「リリー・フランキーの演技をもっと見たかった…。」一度死んでみた yuiさんの映画レビュー(感想・評価)
リリー・フランキーの演技をもっと見たかった…。
浜崎慎治監督は本作が長編初作品ということです。主人公、七瀬を演じた広瀬すずは、前作の主演作『ラストレター』とはかなり雰囲気の違った演技を披露しています。
製薬会社の社長である七瀬の父親の死を巡る騒動を主筋に、作中様々に仕込んだ伏線をきっちり回収していく丁寧さには心地良さすら感じました。浜崎監督は本作で、CM制作で培った手腕を見事に発揮しています。

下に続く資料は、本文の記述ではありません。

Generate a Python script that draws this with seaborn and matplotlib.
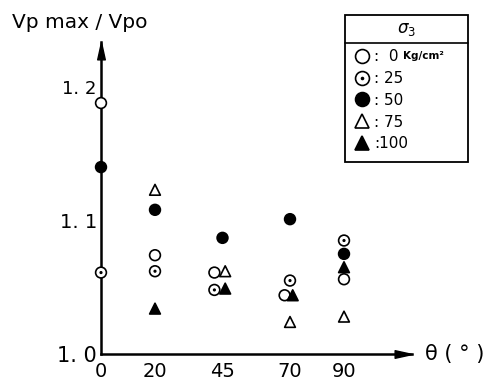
import numpy as np
import pandas as pd
import matplotlib
matplotlib.use("Agg")
import matplotlib.pyplot as plt
import seaborn as sns
from matplotlib.path import Path
from matplotlib.lines import Line2D
from matplotlib.patches import Rectangle

# ---------------- data ----------------
sigma_levels = ["0", "25", "50", "75", "100"]
legend_labels = [":  0", ": 25", ": 50", ": 75", ":100"]
legend_title = "$\\sigma_3$"
unit_label = "Kg/cm²"

theta_s0 = [0, 20, 42, 68, 90]
ratio_s0 = [1.188, 1.074, 1.061, 1.044, 1.056]

theta_s25 = [0, 20, 42, 70, 90]
ratio_s25 = [1.061, 1.062, 1.048, 1.055, 1.085]

theta_s50 = [0, 20, 45, 70, 90]
ratio_s50 = [1.140, 1.108, 1.087, 1.101, 1.075]

theta_s75 = [20, 46, 70, 90]
ratio_s75 = [1.123, 1.062, 1.024, 1.028]

theta_s100 = [20, 46, 71, 90]
ratio_s100 = [1.034, 1.049, 1.044, 1.065]

x_ticks = [0, 20, 45, 70, 90]
y_ticks = [1.0, 1.1, 1.2]
y_tick_labels = ["1. 0", "1. 1", "1. 2"]

frames = []
for lev, th, r in zip(sigma_levels,
                      [theta_s0, theta_s25, theta_s50, theta_s75, theta_s100],
                      [ratio_s0, ratio_s25, ratio_s50, ratio_s75, ratio_s100]):
    frames.append(pd.DataFrame({"theta": th, "ratio": r, "sigma": lev}))
df = pd.concat(frames, ignore_index=True)

# ---------------- style ----------------
sns.set_style("white")
plt.rcParams["font.family"] = ["DejaVu Sans"]
for k in ["text.color", "axes.labelcolor", "xtick.color", "ytick.color"]:
    plt.rcParams[k] = "black"

# circle with a centre dot marker
dot_circle = Path.make_compound_path(Path.unit_circle(),
                                     Path.circle((0, 0), 0.14))
markers = {"0": "o", "25": dot_circle, "50": "o", "75": "^", "100": "^"}
faces = {"0": "white", "25": "white", "50": "black", "75": "white", "100": "black"}

W, H = 504, 387
fig = plt.figure(figsize=(W / 100, H / 100), dpi=100)
x0, y0, x1, y1 = 101, 354, 412, 42
ax = fig.add_axes([x0 / W, (H - y0) / H, (x1 - x0) / W, (y0 - y1) / H])

sns.scatterplot(data=df, x="theta", y="ratio", hue="sigma", style="sigma",
                hue_order=sigma_levels, style_order=sigma_levels,
                palette=faces, markers=markers, s=60, edgecolor="black",
                linewidth=1.2, legend=False, ax=ax, clip_on=False, zorder=5)

ax.set_xlim(0, (x1 - x0) / 2.7)
ax.set_ylim(1.0, 1.0 + (y0 - y1) / 1335)
ax.set_xticks(x_ticks)
ax.set_xticklabels([str(t) for t in x_ticks], fontsize=14)
ax.set_yticks(y_ticks)
ax.set_yticklabels(y_tick_labels)
for lab, fs in zip(ax.get_yticklabels(), [15, 14, 13]):
    lab.set_fontsize(fs)
ax.set_xlabel("")
ax.set_ylabel("")
ax.tick_params(direction="in", length=4, width=1.3, colors="black")
ax.tick_params(axis="x", pad=6)
ax.tick_params(axis="y", pad=3)
for side in ["top", "right"]:
    ax.spines[side].set_visible(False)
for side in ["left", "bottom"]:
    ax.spines[side].set_linewidth(1.8)
    ax.spines[side].set_color("black")

# arrow heads
arrow_r = Path([(-1, 0.22), (0, 0), (-1, -0.22), (-1, 0.22)],
               [Path.MOVETO, Path.LINETO, Path.LINETO, Path.CLOSEPOLY])
arrow_u = Path([(0.22, -1), (0, 0), (-0.22, -1), (0.22, -1)],
               [Path.MOVETO, Path.LINETO, Path.LINETO, Path.CLOSEPOLY])
ax.plot([1], [0], marker=arrow_r, ms=25, color="black", transform=ax.transAxes,
        clip_on=False)
ax.plot([0], [1], marker=arrow_u, ms=25, color="black", transform=ax.transAxes,
        clip_on=False)

fig.text(12 / W, 1 - 22 / H, "Vp max / Vpo", fontsize=14.5, va="center", ha="left")
fig.text(425 / W, 1 - 354 / H, "θ ( ° )", fontsize=15, va="center", ha="left")

# legend (frame drawn separately so that it can hold the unit text)
bx0, by0, bx1, by1, sep = 345, 15, 468, 162, 43
fig.add_artist(Rectangle((bx0 / W, 1 - by1 / H), (bx1 - bx0) / W, (by1 - by0) / H,
                         transform=fig.transFigure, fill=False,
                         edgecolor="black", lw=1.3))
fig.add_artist(Line2D([bx0 / W, bx1 / W], [1 - sep / H, 1 - sep / H],
                      color="black", lw=1.2))
fig.text((bx0 + bx1) / 2 / W, 1 - 29 / H, legend_title, fontsize=12,
         ha="center", va="center")

handles = [Line2D([], [], linestyle="none", marker=markers[l], markersize=10,
                  markerfacecolor=faces[l], markeredgecolor="black",
                  markeredgewidth=1.2) for l in sigma_levels]
leg = fig.legend(handles, legend_labels, loc="upper left",
                 bbox_to_anchor=(354 / W, 1 - 49 / H), bbox_transform=fig.transFigure,
                 fontsize=11, frameon=False,
                 handlelength=1.0, handletextpad=0.3, labelspacing=0.45,
                 borderpad=0, borderaxespad=0)

fig.canvas.draw()
t0 = leg.get_texts()[0].get_window_extent()
fig.text((t0.x1 + 5) / W, (t0.y0 + 3) / H, unit_label, fontsize=7.5,
         fontweight="bold", va="bottom", ha="left")

fig.savefig("out.png", dpi=100)
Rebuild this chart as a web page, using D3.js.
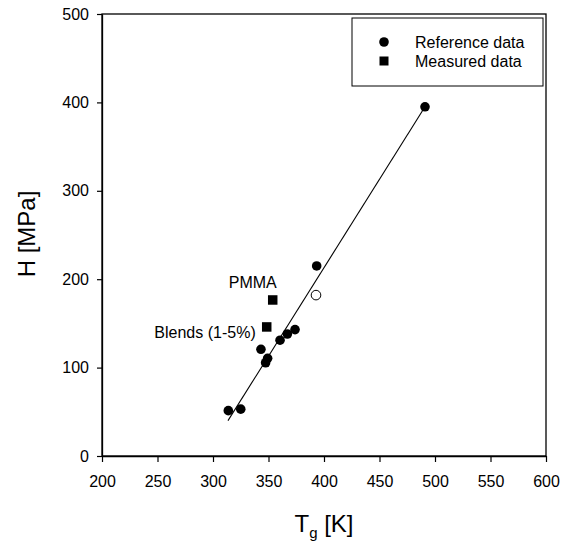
<!DOCTYPE html>
<html><head><meta charset="utf-8">
<script src="https://cdn.jsdelivr.net/npm/d3@7"></script>
<style>
body{margin:0;background:#fff;}
text{font-family:"Liberation Sans",Arial,sans-serif;fill:#000;}
</style></head>
<body><svg id="c" width="567" height="541"></svg>
<script>
const refTg = [313.8, 325, 343.2, 347.4, 349.2, 360.4, 367, 373.9, 393.4, 491];
const refH  = [51.3, 53, 120.7, 105.5, 110.5, 131, 138, 143, 215, 395];
const openTg = [392.8];
const openH  = [182];
const measLabels = ["PMMA", "Blends (1-5%)"];
const measTg = [353.8, 348.4];
const measH  = [176.5, 146];
const fitTg = [313.5, 491];
const fitH  = [40, 395];
const xTicks = [200, 250, 300, 350, 400, 450, 500, 550, 600];
const yTicks = [0, 100, 200, 300, 400, 500];
const legendLabels = ["Reference data", "Measured data"];

const svg = d3.select("#c");
const L = 102, R = 546, T = 14, B = 456;
const x = d3.scaleLinear().domain([200, 600]).range([L, R]);
const y = d3.scaleLinear().domain([0, 500]).range([B, T]);

// frame
svg.append("rect").attr("x", L).attr("y", T).attr("width", R - L).attr("height", B - T)
  .attr("fill", "none").attr("stroke", "#000").attr("stroke-width", 1.3);

const gx = svg.append("g").attr("transform", `translate(0,${B})`)
  .call(d3.axisBottom(x).tickValues(xTicks).tickFormat(d3.format("d")).tickSize(6).tickPadding(14).tickSizeOuter(0));
const gy = svg.append("g").attr("transform", `translate(${L},0)`)
  .call(d3.axisLeft(y).tickValues(yTicks).tickFormat(d3.format("d")).tickSize(5).tickPadding(8).tickSizeOuter(0));
[gx, gy].forEach(g => {
  g.select(".domain").attr("stroke", "#000").attr("stroke-width", 1.3);
  g.selectAll(".tick line").attr("stroke", "#000").attr("stroke-width", 1.2);
  g.selectAll(".tick text").attr("font-size", 16).attr("font-family", "Liberation Sans, Arial, sans-serif").attr("fill", "#000");
});

// axis titles
const xt = svg.append("text").attr("x", (L + R) / 2).attr("y", 532).attr("text-anchor", "middle").attr("font-size", 24);
xt.append("tspan").text("T");
xt.append("tspan").attr("font-size", 15).attr("dy", 6).text("g");
xt.append("tspan").attr("dy", -6).text(" [K]");

svg.append("text").attr("transform", `translate(35,${(B + T) / 2 - 1}) rotate(-90)`)
  .attr("text-anchor", "middle").attr("font-size", 24).text("H [MPa]");

// fit line
svg.append("line")
  .attr("x1", x(fitTg[0])).attr("y1", y(fitH[0]))
  .attr("x2", x(fitTg[1])).attr("y2", y(fitH[1]))
  .attr("stroke", "#000").attr("stroke-width", 1.1);

// reference points
svg.append("g").selectAll("circle").data(refTg).join("circle")
  .attr("cx", d => x(d)).attr("cy", (d, i) => y(refH[i])).attr("r", 4.8).attr("fill", "#000");

// open point
svg.append("g").selectAll("circle").data(openTg).join("circle")
  .attr("cx", d => x(d)).attr("cy", (d, i) => y(openH[i])).attr("r", 4.8)
  .attr("fill", "#fff").attr("stroke", "#000").attr("stroke-width", 1);

// measured squares
const s = 9.5;
svg.append("g").selectAll("rect").data(measTg).join("rect")
  .attr("x", d => x(d) - s / 2).attr("y", (d, i) => y(measH[i]) - s / 2)
  .attr("width", s).attr("height", s).attr("fill", "#000");

// annotations
svg.append("text").attr("x", x(measTg[0]) + 4).attr("y", y(measH[0]) - 12)
  .attr("text-anchor", "end").attr("font-size", 16).text(measLabels[0]);
svg.append("text").attr("x", x(measTg[1]) - 11).attr("y", y(measH[1]) + 11)
  .attr("text-anchor", "end").attr("font-size", 16).text(measLabels[1]);

// legend
const lg = svg.append("g");
lg.append("rect").attr("x", 352).attr("y", 18).attr("width", 191).attr("height", 68)
  .attr("fill", "#fff").attr("stroke", "#000").attr("stroke-width", 1);
lg.append("circle").attr("cx", 384).attr("cy", 42).attr("r", 4.8).attr("fill", "#000");
lg.append("rect").attr("x", 384 - 4.5).attr("y", 61 - 4.5).attr("width", 9).attr("height", 9).attr("fill", "#000");
lg.selectAll("text").data(legendLabels).join("text")
  .attr("x", 415).attr("y", (d, i) => 42 + i * 19).attr("dy", "0.36em")
  .attr("font-size", 16).text(d => d);
</script></body></html>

一方で、葬儀の段取りを巡るやりとりなどでは、演出優先の無理筋が目に付き、少し醒めた感覚になりました。葬儀の段取りを巡る攻防において、登場人物の口から「いやこれ変でしょ」といったツッコミを入れるなどすれば、「ああ、これは演出として見せているんだ」と観客も理解し、安心して笑えるるのですが。コミカルな騒動としめやかな儀式が何の補足もなく同時進行してしまうと、この場面の現実味をどの程度受け止めたら良いのか、迷いが生じました。本作の狂言回しであるリリー・フランキーが、常に一歩引いたところにいて、小声で突っ込むだけ、という使い方も幾分もったいなかったです。
しかし彼も嶋田久作も、それぞれの役割でさすがの存在感を発揮していて、彼らに負けない演技の広瀬すずには改めて感心しました。